A group of lifeguards who were photographed carrying a 95-year-old vacationer across an Alabama beach are being praised for their kind act.
Kimberly Waterbury, and her 95-year-old mother, Dottie Schneider, from Chandler, Indiana, headed to Orange Beach this October to vacation on the Gulf Coast.
Schneider uses a wheelchair and was unable to walk in the sand on her own. The Beach Safety Division in the City of Orange Beach then went above and beyond after a guard first spotted Waterbury helping Schneider along the beach. The guard offered her a ride in his beach patrol vehicle and she accepted. The guard gave her the field office number, and they called every morning to let the guards know when they were ready to go to the beach.
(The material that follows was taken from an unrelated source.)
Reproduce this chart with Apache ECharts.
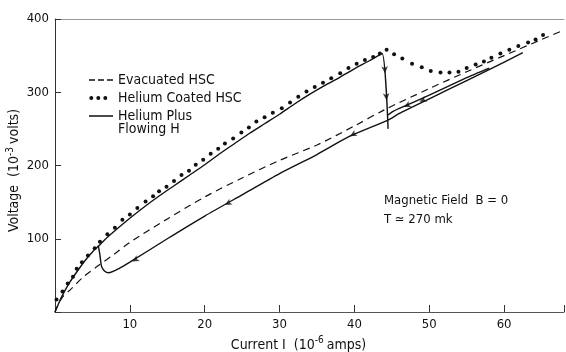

"In the past, when they’d gone to the beach, she couldn’t get to the beachfront. They had to sit by the pool deck. Being able to put her feet in the sand and seeing the waves crash on the shore, I think that made all the difference," Brett Lesinger, Beach Safety Division Chief in the City of Orange Beach, told Fox News.
To help the nonagenarian and her daughter, the guards who were in the area would coordinate to pick her up at her hotel and take her to the chair set they had rented on the beach. Stepping up was lifeguard Shane Martin, who arrived with a smile on his face four days in a row to help. When the family left on Friday, the guards gathered to say their goodbyes and wish them well.
"We are forever indebted to the guys with Orange Beach Surf Rescue," Waterbury, visibly moved, told AL.com. "They made my mother feel special. She was not made to feel like she was a burden on anybody."
The team of lifeguards said they view the service they provided for Schneider as just another day at the office. "[Many of us] have grandparents, and I think it was one of those things where [Martin] felt sort of special about it because it reminded him of a grandparent," Lesinger added.